Butter Cake Vs Foam Cake: What's The Difference?

We don't think we would be wrong if we said most of us are not likely to have met a cake we didn't like; but unless we were into studying the theory behind baking in general and cake making in particular, we probably wouldn't know too much about this classic dessert. 

This is not to say we're not familiar with the different flavors and shapes that cakes can come in, we just wouldn't know offhand which slightly different ingredients are used to make different types of cakes, and how these nuances determine the cakes' types and the textures.

For instance, some of us may be into cakes that are denser, and with a heavier crumb, while others may enjoy cakes that are lighter and airier. As a result, one type of cake is better able to take the additional weight of a good, sturdy frosting, while the other may be best when covered with a light buttercream or a meringue, per The New York Times. The differences come down to what rising agent is used, and whether there is any butter or shortening in the mix.

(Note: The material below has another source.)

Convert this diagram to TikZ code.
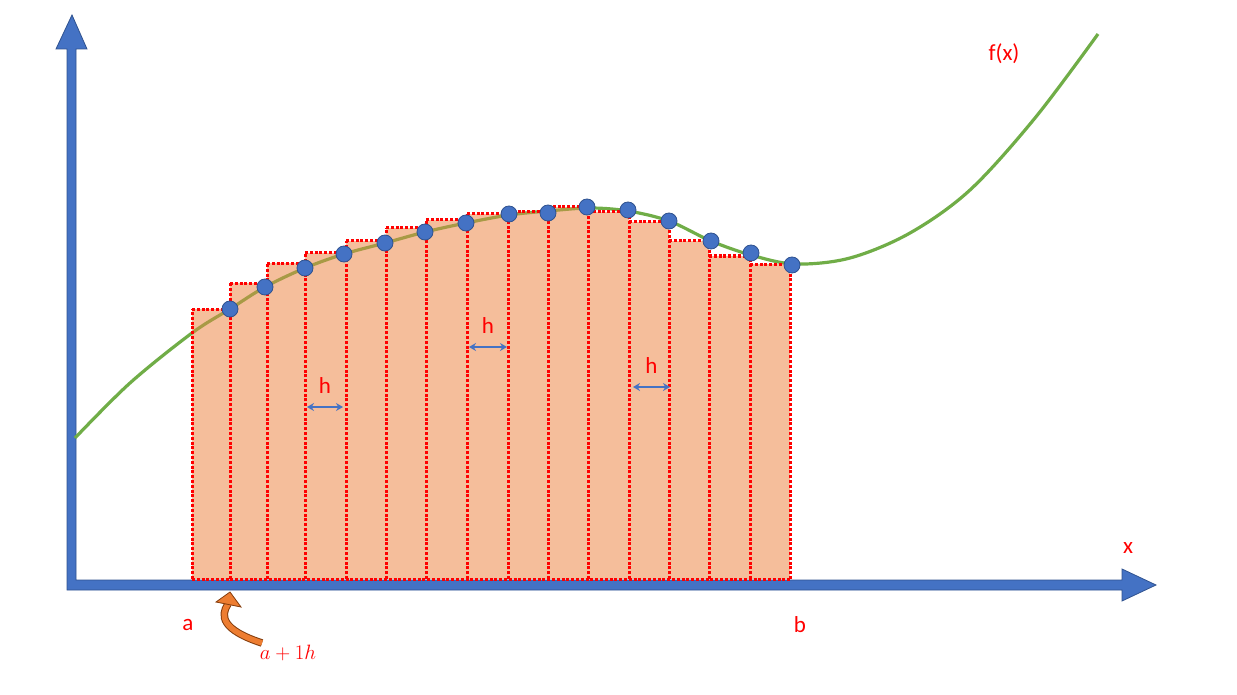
\documentclass[tikz,border=0pt]{standalone}
\usepackage{fontspec}
\setmainfont{Carlito}
\usetikzlibrary{arrows.meta,positioning,calc}
\definecolor{axisblue}{HTML}{4472C4}
\definecolor{axisedge}{HTML}{2F528F}
\definecolor{curvegreen}{HTML}{70AD47}
\definecolor{curveolive}{HTML}{A89A45}
\definecolor{barfill}{HTML}{F5BE9B}
\definecolor{barred}{HTML}{FF0000}
\definecolor{hookorange}{HTML}{ED7D31}
\definecolor{hookedge}{HTML}{843C0C}
\tikzset{
  axisbody/.style={fill=axisblue,draw=axisedge,line width=0.8pt,line join=miter},
  bar/.style={fill=barfill},
  barline/.style={draw=barred,line width=3pt,dash pattern=on 3pt off 1.8pt},
  sample/.style={circle,fill=axisblue,draw=axisedge,line width=0.8pt,
                 minimum width=15pt,minimum height=16pt,inner sep=0pt},
  fcurve/.style={line width=3.2pt,smooth,tension=0.55},
  harrow/.style={{Stealth[length=7pt,width=8pt]}-{Stealth[length=7pt,width=8pt]},
                 line width=2.8pt,draw=axisblue},
  lbl/.style={text=barred,font=\fontsize{23}{27}\selectfont,inner sep=0pt}
}
\begin{document}
\begin{tikzpicture}[x=1pt,y=-1pt]
  \useasboundingbox (0,0) rectangle (1237,695);
  % axes as one block shape
  \path[axisbody] (67,590) -- (67,49) -- (56,49) -- (72,15) -- (87,49) -- (76,49)
    -- (76,580) -- (1122,580) -- (1122,569) -- (1156,585) -- (1122,601)
    -- (1122,590) -- cycle;
  % the function
  \def\fpoints{(75,438) (130,383) (192,333) (230,309) (265,287) (305,268) (344,254)
    (385,243) (425,232) (466,223) (509,215) (548,211) (590,208) (628,211)
    (669,221) (711,241) (751,255) (795,264) (850,258) (910,233) (970,190)
    (1035,118) (1098,34)}
  \draw[fcurve,curvegreen] plot coordinates {\fpoints};
  % bars (right end points)
  \def\bars{192/230/309, 230/267/283, 267/305/263, 305/346/253, 346/386/241,
    386/426/228, 426/467/220, 467/508/214, 508/548/212, 548/588/207,
    588/629/212, 629/669/222, 669/709/241, 709/750/256, 750/790/264}
  \foreach \xl/\xr/\yt in \bars {
    \fill[bar] (\xl,579) rectangle (\xr,\yt);
  }
  \begin{scope}
    \clip (192,579) -- (192,309) \foreach \xl/\xr/\yt in \bars {-- (\xl,\yt) -- (\xr,\yt)}
      -- (790,579) -- cycle;
    \draw[fcurve,curveolive] plot coordinates {\fpoints};
  \end{scope}
  % dotted outlines, each edge once
  \foreach \xe/\ye in {192/309, 230/283, 267/263, 305/253, 346/241, 386/228,
      426/220, 467/214, 508/212, 548/207, 588/207, 629/212, 669/222,
      709/241, 750/256, 790/264}
    \draw[barline] (\xe,579) -- (\xe,\ye);
  \foreach \xl/\xr/\yt in \bars
    \draw[barline] (\xl,\yt) -- (\xr,\yt);
  \draw[barline] (192,579) -- (790,579);
  % sample points
  \foreach \px/\py [count=\i] in {230/309, 265/287, 305/268, 344/254, 385/243,
      425/232, 466/223, 509/214, 548/213, 587/207, 628/210, 669/221,
      711/241, 751/253, 792/265}
    \node[sample] (d\i) at (\px,\py) {};
  % step width markers
  \foreach \xa/\xb/\yh [count=\i] in {307/343/407, 469/507/347, 633/670/387} {
    \coordinate (hl\i) at (\xa,\yh);
    \coordinate (hr\i) at (\xb,\yh);
    \node[lbl] (h\i) at ($(hl\i)!0.5!(hr\i)+(0,-21)$) {h};
    \draw[harrow] (hl\i) -- (hr\i);
  }
  % labels
  \node[lbl] (fx) at (1004,54) {f(x)};
  \node[lbl] (xlab) at (1128,548) {x};
  \node[lbl] (alab) at (188,625) {a};
  \node[lbl] (blab) at (800,625) {b};
  \node[text=barred,inner sep=0pt,font=\fontsize{22}{26}\selectfont] (a1h) at (288,653)
    {$a+1h$};
  % curved pointer to a+1h
  \coordinate (hooktail) at (262,643);
  \coordinate (hookbase) at (228,604);
  \draw[hookedge,line width=7.5pt] (hooktail) .. controls (222,630) and (220,616) .. (hookbase);
  \draw[hookorange,line width=5.5pt] (hooktail) .. controls (222,630) and (220,616) .. (hookbase);
  \filldraw[fill=hookorange,draw=hookedge,line width=0.8pt]
    (216,602) -- (230,592) -- (241,607) -- cycle;
\end{tikzpicture}
\end{document}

Butter Cakes need a chemical leavening agent

Some cakes call for butter and sugar to be creamed — or mixed together until the butter and sugar are light and fluffy per Land O'Lakes – as a first step; if that's what the recipe calls for, then the recipe would be for a butter cake. 

Bakerpedia says butter cake is a part of the American culinary tradition. To make this type of cake, in addition to the butter and sugar, you'll add flour, eggs, sugar and salt, milk, as well as the leavening agents baking soda and/or baking powder, the latter of which are critical to giving the cake lift and to keep it from becoming too stodgy, per Preppy Kitchen. While it's categorized as "American," the cake was actually first made in England where it was called a pound cake — which called for equal amounts of flour, shortening, sugar, and eggs. A version of it was also made in France, where it was called "quatres-quarts" (via Bakerpedia).

Cakes made with fat — and these include butter, shortening, margarine, and oil — can come in a variety of flavors, including the much-loved carrot and red velvet, per All Recipes, and their dense, but moist crumb makes these cakes a dream to frost.  

Foam cakes rely on well-whipped eggs

Those of us with a sweet tooth who need to cut fat from our diets are likely to reach for a slice of foam cake, which we'd commonly know from its varieties, Angel-food cake, sponge cake, or chiffon cake. While butter cakes rely on chemical agents like baking powder and baking soda to make them light, foam cakes lean into the use of well-beaten eggs to give them both air and lift. Southern Living says some foam cakes — like Angel-food and chiffon cakes (per The Washington Post) — start out with whipped egg whites so that they are able to rise as they bake.

The secret to a good foam cake is to beat whole eggs or egg whites until the egg mixture is primed for sugar to be added in. It is only after this that other ingredients, including cake flour, salt, and flavorings like vanilla or almond extract can be folded in (via The Washington Post).